La "toilette de l’ordonnance" doit être faite en préconceptionnel avec un changement de médicaments, notamment ceux contre-indiqués pour la grossesse (IEC, sartans, statines…).  

Le dosage de l’hémoglobine glyquée est à réaliser avant la grossesse en vue d’atteindre un objectif optimal de 6 - 6,5 % en début de celle-ci. 

Pour les patientes DT2, les antidiabétiques oraux sont arrêtés au profit d’un schéma insulinique (pompe à insuline ou insuline basale - bolus). La metformine n’est autorisée que s'il n’existe pas d'autre alternative pour équilibrer les glycémies (si possible en concertation avec le diabétologue référent). 

Des vitamines, acide folique notamment, sont prescrites en début de grossesse.

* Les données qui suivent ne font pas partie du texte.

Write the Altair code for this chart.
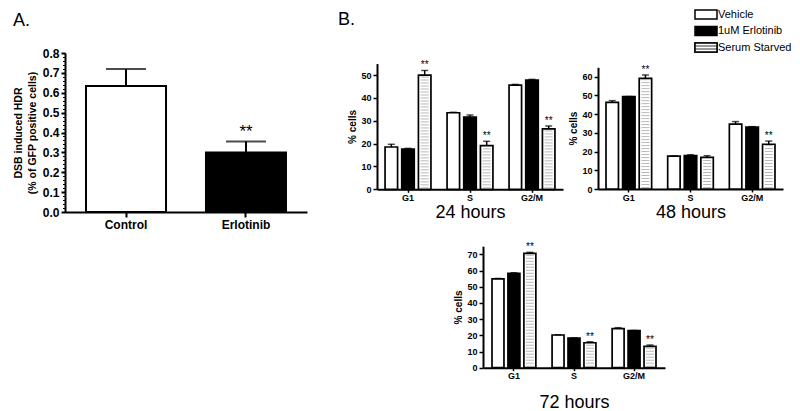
import altair as alt
import pandas as pd

FONT = "Liberation Sans"

# ---------------- data ----------------
groups = ["Vehicle", "1uM Erlotinib", "Serum Starved"]
phases = ["G1", "S", "G2/M"]

# Panel A
a_conditions = ["Control", "Erlotinib"]
a_mean = [0.634, 0.300]
a_sem = [0.086, 0.055]
a_sig = ["", "**"]

# Panel B, 24 hours (G1, S, G2/M)
h24_vehicle = [18.5, 33.5, 45.6]
h24_vehicle_sem = [1.2, 0.2, 0.3]
h24_erlotinib = [17.6, 31.6, 47.8]
h24_erlotinib_sem = [0.3, 0.9, 0.3]
h24_serum = [50.0, 19.1, 26.4]
h24_serum_sem = [2.0, 1.9, 1.3]
h24_serum_sig = ["**", "**", "**"]

# 48 hours
h48_vehicle = [46.3, 17.6, 34.7]
h48_vehicle_sem = [0.9, 0.1, 1.3]
h48_erlotinib = [49.3, 17.8, 33.1]
h48_erlotinib_sem = [0.1, 0.5, 0.2]
h48_serum = [59.1, 16.9, 23.9]
h48_serum_sem = [1.8, 0.9, 1.7]
h48_serum_sig = ["**", "", "**"]

# 72 hours
h72_vehicle = [54.8, 20.2, 24.1]
h72_vehicle_sem = [0.3, 0.1, 0.6]
h72_erlotinib = [58.3, 18.3, 22.9]
h72_erlotinib_sem = [0.3, 0.1, 0.1]
h72_serum = [70.6, 15.4, 13.2]
h72_serum_sem = [0.6, 0.6, 0.8]
h72_serum_sig = ["**", "**", "**"]

no_sig = ["", "", ""]

# ---------------- helpers ----------------
color_scale = alt.Scale(domain=groups, range=["white", "black", "white"])
H = 403


def panel_df(vals, sems, sigs):
    rows = []
    for g, v, s, sg in zip(groups, vals, sems, sigs):
        for p, vv, ss, sgg in zip(phases, v, s, sg):
            rows.append(dict(phase=p, group=g, mean=vv, sem=ss, sig=sgg))
    return pd.DataFrame(rows)


def panel_b(df, xrange, ybase, ytop, ymax, yvals, title, title_pad, stripe_step,
            pin=0.26, pout=0.13):
    base = alt.Chart(df).transform_calculate(upper="datum.mean + datum.sem")
    xs = alt.Scale(domain=phases, range=xrange, paddingInner=pin, paddingOuter=pout)
    xos = alt.Scale(domain=groups, paddingInner=0.25, paddingOuter=0)
    ys = alt.Scale(domain=[0, ymax], range=[ybase, ytop], nice=False, zero=True)
    x_axis = alt.Axis(orient="bottom", offset=ybase - H, tickSize=3, tickWidth=1.5,
                      domainWidth=2, labelFontSize=9, labelFontWeight="bold",
                      labelPadding=1, labelAngle=0, title=title, titleFontSize=18,
                      titleFontWeight="normal", titlePadding=title_pad)
    y_axis = alt.Axis(orient="left", offset=-xrange[0], values=yvals, tickSize=4,
                      tickWidth=1.5, domainWidth=2, labelFontSize=9,
                      labelFontWeight="bold", labelPadding=2, title="% cells",
                      titleFontSize=10, titleFontWeight="bold", titlePadding=3)
    xo = alt.XOffset("group:N", scale=xos)
    bars = base.mark_bar(stroke="black", strokeWidth=1.7).encode(
        x=alt.X("phase:N", scale=xs, axis=x_axis),
        xOffset=xo,
        y=alt.Y("mean:Q", scale=ys, axis=y_axis),
        fill=alt.Fill("group:N", scale=color_scale, legend=None),
    )
    xn = alt.X("phase:N", scale=xs, axis=None)
    stripes = (
        base.transform_filter(alt.datum.group == "Serum Starved")
        .transform_calculate(s=f"sequence({stripe_step / 2}, datum.mean - {stripe_step * 0.4}, {stripe_step})")
        .transform_flatten(["s"])
        .mark_tick(color="#9a9a9a", thickness=1, size=8)
        .encode(x=xn, xOffset=xo, y=alt.Y("s:Q", scale=ys, axis=None))
    )
    err = base.mark_rule(color="black", strokeWidth=1.5).encode(
        x=xn, xOffset=xo, y=alt.Y("mean:Q", scale=ys, axis=None), y2="upper:Q"
    )
    caps = base.mark_tick(color="black", thickness=1.5, size=7).encode(
        x=xn, xOffset=xo, y=alt.Y("upper:Q", scale=ys, axis=None)
    )
    stars = base.mark_text(fontSize=10, dy=-2, baseline="alphabetic").encode(
        x=xn, xOffset=xo, y=alt.Y("upper:Q", scale=ys, axis=None), text="sig:N"
    )
    return alt.layer(bars, stripes, err, caps, stars).resolve_axis(x="independent", y="independent")


# ---------------- Panel A ----------------
dfa = pd.DataFrame(dict(cond=a_conditions, mean=a_mean, sem=a_sem, sig=a_sig))
basea = alt.Chart(dfa).transform_calculate(upper="datum.mean + datum.sem")
xsa = alt.Scale(domain=a_conditions, range=[57, 299], paddingInner=0.333, paddingOuter=0.175)
ysa = alt.Scale(domain=[0, 0.8], range=[204, 45], nice=False, zero=True)
a_ticks = [0, 0.1, 0.2, 0.3, 0.4, 0.5, 0.6, 0.7, 0.8]
a_minor = [round(i * 0.02, 2) for i in range(41)]

bars_a = basea.mark_bar(stroke="black", strokeWidth=2).encode(
    x=alt.X("cond:N", scale=xsa, axis=alt.Axis(
        orient="bottom", offset=204 - H, tickSize=5, tickWidth=2, domainWidth=2,
        labelFontSize=12, labelFontWeight="bold", labelPadding=2, labelAngle=0, title=None)),
    y=alt.Y("mean:Q", scale=ysa, axis=alt.Axis(
        orient="left", offset=-57, values=a_ticks, format=".1f", tickSize=4, tickWidth=2,
        domainWidth=2, labelFontSize=12, labelFontWeight="bold", labelPadding=2,
        title=["DSB induced  HDR", "(% of GFP positive cells)"], titleFontSize=10.5,
        titleFontWeight="bold", titlePadding=5, titleLineHeight=13.4)),
    fill=alt.condition(alt.datum.cond == "Control", alt.value("white"), alt.value("black")),
)
xna = alt.X("cond:N", scale=xsa, axis=None)
err_a = basea.mark_rule(color="black", strokeWidth=2).encode(
    x=xna, y=alt.Y("mean:Q", scale=ysa, axis=None), y2="upper:Q")
caps_a = basea.mark_tick(color="black", thickness=2, size=40).encode(
    x=xna, y=alt.Y("upper:Q", scale=ysa, axis=None))
stars_a = basea.mark_text(fontSize=17, dy=-4, baseline="alphabetic").encode(
    x=xna, y=alt.Y("upper:Q", scale=ysa, axis=None), text="sig:N")
minor_a = basea.mark_tick(opacity=0).encode(
    x=xna,
    y=alt.Y("mean:Q", scale=ysa, axis=alt.Axis(
        orient="left", offset=-57, values=a_minor, labels=False, domain=False,
        tickSize=2.5, tickWidth=1, title=None)),
)
panel_a = alt.layer(bars_a, err_a, caps_a, stars_a, minor_a).resolve_axis(x="independent", y="independent")

# ---------------- Panel B ----------------
df24 = panel_df([h24_vehicle, h24_erlotinib, h24_serum],
                [h24_vehicle_sem, h24_erlotinib_sem, h24_serum_sem],
                [no_sig, no_sig, h24_serum_sig])
df48 = panel_df([h48_vehicle, h48_erlotinib, h48_serum],
                [h48_vehicle_sem, h48_erlotinib_sem, h48_serum_sem],
                [no_sig, no_sig, h48_serum_sig])
df72 = panel_df([h72_vehicle, h72_erlotinib, h72_serum],
                [h72_vehicle_sem, h72_erlotinib_sem, h72_serum_sem],
                [no_sig, no_sig, h72_serum_sig])

p24 = panel_b(df24, [369, 555], 181.3, 55.6, 55, [0, 10, 20, 30, 40, 50], "24 hours", 1, 1.31)
p48 = panel_b(df48, [590, 775], 181.0, 59.3, 65, [0, 10, 20, 30, 40, 50, 60], "48 hours", 1, 1.6)
p72 = panel_b(df72, [475, 657], 359.7, 238.2, 75, [0, 10, 20, 30, 40, 50, 60, 70], "72 hours", 13, 1.85,
              pin=0.27, pout=0.15)

# ---------------- Legend ----------------
legend_df = pd.DataFrame(dict(group=groups))
RECT = "M-1,-0.41H1V0.41H-1Z"
leg_y = alt.Y("group:N", scale=alt.Scale(type="point", domain=groups, range=[6.5, 39.5], padding=0), axis=None)
stripe_grad = {
    "gradient": "linear", "x1": 0, "y1": 0, "x2": 0, "y2": 1,
    "stops": [
        {"offset": 0, "color": "white"}, {"offset": 0.27, "color": "white"},
        {"offset": 0.27, "color": "#9a9a9a"}, {"offset": 0.39, "color": "#9a9a9a"},
        {"offset": 0.39, "color": "white"}, {"offset": 0.61, "color": "white"},
        {"offset": 0.61, "color": "#9a9a9a"}, {"offset": 0.73, "color": "#9a9a9a"},
        {"offset": 0.73, "color": "white"}, {"offset": 1, "color": "white"},
    ],
}
leg_sym = alt.Chart(legend_df).mark_point(
    shape=RECT, size=484, filled=True, opacity=1, stroke="black", strokeWidth=1.5
).encode(x=alt.value(698), y=leg_y, fill=alt.Fill("group:N", scale=color_scale, legend=None))
leg_str = alt.Chart(legend_df).transform_filter(alt.datum.group == "Serum Starved").mark_point(
    shape=RECT, size=484, filled=True, opacity=1, fill=stripe_grad, stroke="black", strokeWidth=1.5
).encode(x=alt.value(698), y=leg_y)
leg_txt = alt.Chart(legend_df).mark_text(align="left", baseline="middle", fontSize=11).encode(
    x=alt.value(710), y=leg_y, text="group:N")
legend = alt.layer(leg_sym, leg_str, leg_txt)

# ---------------- panel letters ----------------
lab_a = alt.Chart(pd.DataFrame(dict(t=["A."]))).mark_text(
    align="left", baseline="alphabetic", fontSize=18).encode(x=alt.value(5), y=alt.value(18), text="t:N")
lab_b = alt.Chart(pd.DataFrame(dict(t=["B."]))).mark_text(
    align="left", baseline="alphabetic", fontSize=18).encode(x=alt.value(330), y=alt.value(17), text="t:N")

chart = (
    alt.layer(panel_a, p24, p48, p72, legend, lab_a, lab_b)
    .resolve_scale(x="independent", y="independent", xOffset="independent")
    .resolve_axis(x="independent", y="independent")
    .properties(width=784, height=H, autosize=alt.AutoSizeParams(type="none"), padding=0)
    .configure(font=FONT)
    .configure_view(stroke=None)
    .configure_axis(grid=False, domainColor="black", tickColor="black", labelColor="black",
                    titleColor="black", labelFont=FONT, titleFont=FONT)
    .configure_text(font=FONT, color="black")
)

chart.save("out.html", embed_options={"renderer": "svg", "actions": False})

Démarrer, avant 16 semaines d'aménorrhée, l'aspirine à faible dose (75 ou 100 mg/jour à prendre le soir) en prévention des risques vasculaires (pré-éclampsie) -  très augmentés chez les patientes diabétiques - , est de plus en plus recommandée. Le médecin généraliste peut l’initier. Par la suite, en cours de grossesse, les posologies des différents traitements sont modifiées par les spécialistes. 

Cette préparation permet de programmer une grossesse beaucoup plus sereine. Malheureusement, seule une minorité de patientes bénéficient de ce suivi rapproché avant la conception. 

 

Durant la grossesse, quel suivi spécifique mettre en place ? 

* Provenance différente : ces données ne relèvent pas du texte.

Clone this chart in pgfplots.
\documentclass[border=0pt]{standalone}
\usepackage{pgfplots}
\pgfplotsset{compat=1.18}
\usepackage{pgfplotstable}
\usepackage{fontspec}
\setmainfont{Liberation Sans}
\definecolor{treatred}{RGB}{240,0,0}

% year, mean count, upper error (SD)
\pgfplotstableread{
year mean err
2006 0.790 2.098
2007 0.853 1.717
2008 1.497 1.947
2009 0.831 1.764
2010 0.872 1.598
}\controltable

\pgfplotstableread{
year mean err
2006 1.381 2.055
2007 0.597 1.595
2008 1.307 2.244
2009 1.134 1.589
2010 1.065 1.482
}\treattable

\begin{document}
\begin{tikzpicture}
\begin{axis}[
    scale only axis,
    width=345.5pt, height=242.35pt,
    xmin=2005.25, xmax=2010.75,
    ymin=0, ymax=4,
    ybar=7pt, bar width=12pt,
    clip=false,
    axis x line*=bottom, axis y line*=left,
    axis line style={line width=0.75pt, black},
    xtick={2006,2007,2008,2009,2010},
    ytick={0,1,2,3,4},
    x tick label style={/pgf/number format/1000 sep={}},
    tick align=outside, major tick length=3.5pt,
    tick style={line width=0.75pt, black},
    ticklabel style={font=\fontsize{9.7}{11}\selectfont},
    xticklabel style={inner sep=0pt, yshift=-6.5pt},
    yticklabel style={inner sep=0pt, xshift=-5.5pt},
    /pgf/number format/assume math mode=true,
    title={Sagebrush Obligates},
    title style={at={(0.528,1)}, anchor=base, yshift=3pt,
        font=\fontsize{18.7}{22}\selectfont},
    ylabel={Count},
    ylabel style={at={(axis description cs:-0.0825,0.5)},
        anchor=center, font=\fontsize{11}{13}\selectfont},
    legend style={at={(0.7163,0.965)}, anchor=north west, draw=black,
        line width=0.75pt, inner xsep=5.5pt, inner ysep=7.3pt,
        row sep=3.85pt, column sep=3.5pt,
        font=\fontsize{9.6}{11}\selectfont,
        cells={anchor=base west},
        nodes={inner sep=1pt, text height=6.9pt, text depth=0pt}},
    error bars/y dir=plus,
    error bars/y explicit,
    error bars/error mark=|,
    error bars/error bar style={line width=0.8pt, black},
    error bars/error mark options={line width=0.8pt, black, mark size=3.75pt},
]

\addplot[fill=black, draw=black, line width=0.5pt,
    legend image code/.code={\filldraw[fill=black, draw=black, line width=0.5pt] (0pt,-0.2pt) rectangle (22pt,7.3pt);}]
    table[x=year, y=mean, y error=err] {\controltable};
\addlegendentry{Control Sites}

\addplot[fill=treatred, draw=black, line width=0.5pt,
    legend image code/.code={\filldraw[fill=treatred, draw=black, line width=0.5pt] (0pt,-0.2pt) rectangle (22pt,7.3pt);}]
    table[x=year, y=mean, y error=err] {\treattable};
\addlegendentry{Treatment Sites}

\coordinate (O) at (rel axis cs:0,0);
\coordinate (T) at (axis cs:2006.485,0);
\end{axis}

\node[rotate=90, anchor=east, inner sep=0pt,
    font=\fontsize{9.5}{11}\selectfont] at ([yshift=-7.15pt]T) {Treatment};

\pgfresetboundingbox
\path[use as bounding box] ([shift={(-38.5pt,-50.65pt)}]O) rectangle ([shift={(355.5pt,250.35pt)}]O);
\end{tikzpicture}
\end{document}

Dès le début, les patientes DT1 ou DT2 doivent être vues à l’hôpital. Un suivi multidisciplinaire, au minimum mensuel, est coordonné par l’obstétricien référent, idéalement dans une maternité de niveau II ou III avec une néonatalogie. 

Le suivi obstétrical, réalisé par le diabétologue de la maternité ou de ville, est à minima mensuel et le suivi échographique doit être rapproché. Au CHU de Toulouse, des hospitalisations de jour sont proposées afin que les patientes voient tous les spécialistes en une seule fois. 

 

La glycémie et le besoin d'insuline fluctuent-ils pendant la grossesse ? 

Au premier trimestre, les patientes DT1 connaissent une baisse physiologique de l’insulinorésistance ce qui réduit leurs besoins en insuline. Elles doivent en être prévenues car, ne s’en rendant pas compte, elles font souvent des hypoglycémies. Au deuxième et troisième trimestre, les besoins en insuline s'élèvent. Les posologies sont alors progressivement augmentées jusqu’à x2 ou x3 en fin de grossesse. Après l'accouchement, l’insulinorésistance baisse très vite et les patientes peuvent rapidement reprendre leur posologie habituelle. 

 

Après l’accouchement, le médecin généraliste a-il un rôle ? 

Il est très important en post-partum notamment chez les patientes DT2 dont les complications sont souvent favorisées. D’autre part, les enfants de mères diabétiques risquent également d'avoir un diabète (DT2 principalement) pouvant se déclarer assez précocement. L’éducation thérapeutique des mères permet de réduire la morbidité chez ces enfants. 

 

*Le Dr Parsy déclare n’avoir aucun lien d’intérêts.